It’s been at least 20 years, but I can still see her, still hear her. Looking professional in gray wool slacks and a blue sweater, she spoke with quiet conviction. “I was so unhappy in my marriage. I wanted to leave my husband, but I thought I should have a better reason than general unhappiness. He wasn’t unfaithful. He didn’t hit me. He wasn’t verbally abusive,” she added. “I wanted to leave, but I felt like I needed something definitive. Each day I was measuring my unhappiness.” Being on the fence was exhausting, she said. She needed to make a decision. “Finally, I realized he wasn’t committed to the marriage. That was reason enough! I felt so relieved.”

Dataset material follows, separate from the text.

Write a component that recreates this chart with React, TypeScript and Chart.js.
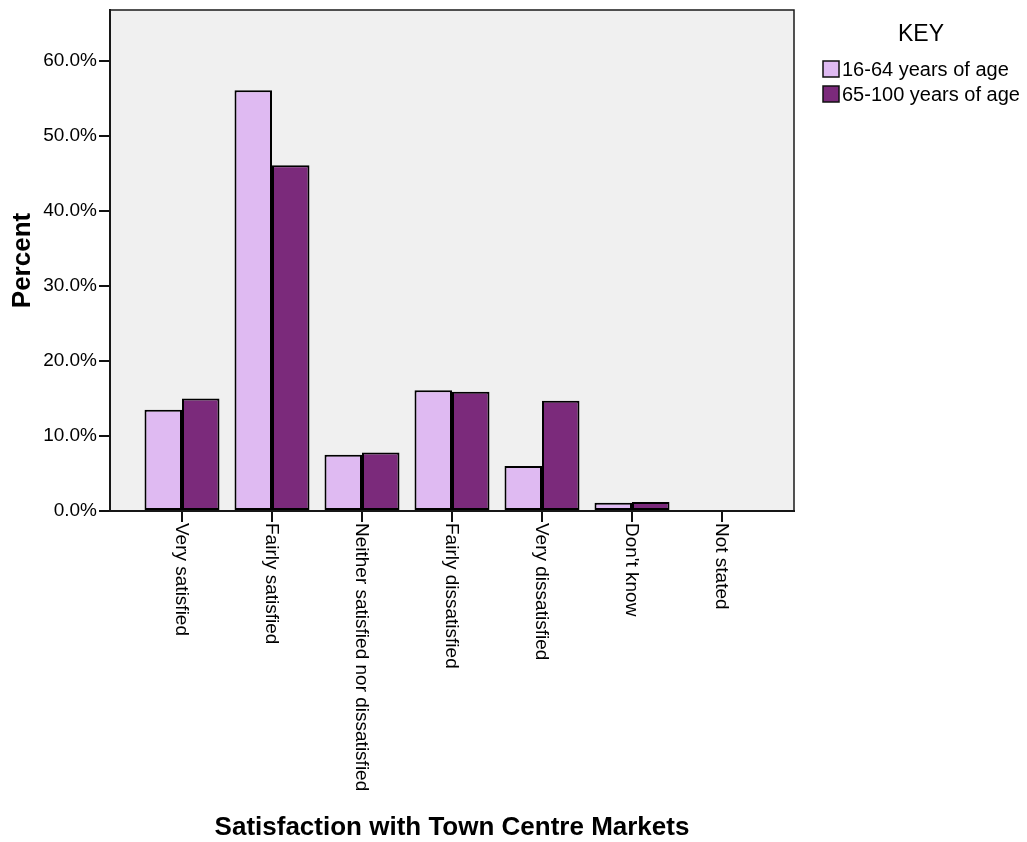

The woman talked about planning where she’d look for an apartment, what furniture she’d take. She thought about the freedom she’d have. She thought about how she’d find the perfect husband, and happiness would be hers. Then another thought arose. “I realized I was the one who wasn’t committed to the marriage. Maybe before I threw the towel in, I should try being committed to the relationship.”
Among her complaints had been her husband’s drinking. He’d given it up, going to 12-step meetings. Though she seldom went to support group meetings herself, she did attend one the day after her new resolve to try commitment. She described what she heard. “A woman at the meeting talked about how she’d recently made a practice of focusing on her husband’s good qualities instead of the ones she disliked. After some time, the negative qualities receded, while the positive qualities came to the fore more often. I realized I always focused on my husband’s shortcomings. I decided to adopt the practice of gratitude for his good qualities.”
I was listening intently, waiting to hear how her new eyesight was working. “That was 30 years ago,” the woman said.
I was stunned. I thought her insights were much more recent.
“I learned I was responsible for my own happiness,” the woman continued. “I learned by loving the aspects of my husband I’d once found unlovable, I healed myself as well as our relationship. I learned to love myself. In practicing gratitude, I opened myself up to the love that had been there all along.”
It’s been many years since I’ve been in a romantic relationship. I’ve learned, though, I can apply the revelations I heard that day to any relationship whether it be work, family or neighbor. It isn’t always easy. In fact, sometimes it feels almost impossible. I think of a former coworker who made fun of her husband’s disability. I wanted to slap her! Every time I saw her, I thought of the heartless comment she’d made. But as I wrote down her good qualities each night, I realized her husband was a mirror and how she treated him might reflect how she felt about herself.
Sometimes, all I could write was how she came to work on time each day. But I noted when she stopped to chat with coworkers or offered to help with a project. I don’t know if she ever treated her husband differently, but she did become a kinder person at work. Or perhaps my vision change helped me see the person who had been there all along.
It’s so automatic for some of us to zero in on the negative. It’s such a groove in my brain. Making a gratitude list every night has helped me make a new groove. Sure, the train of my mind still wants to jump the track and get back in the old one. But I catch myself more often.
I can still hear the woman in blue sweater, “We have a wonderful marriage.”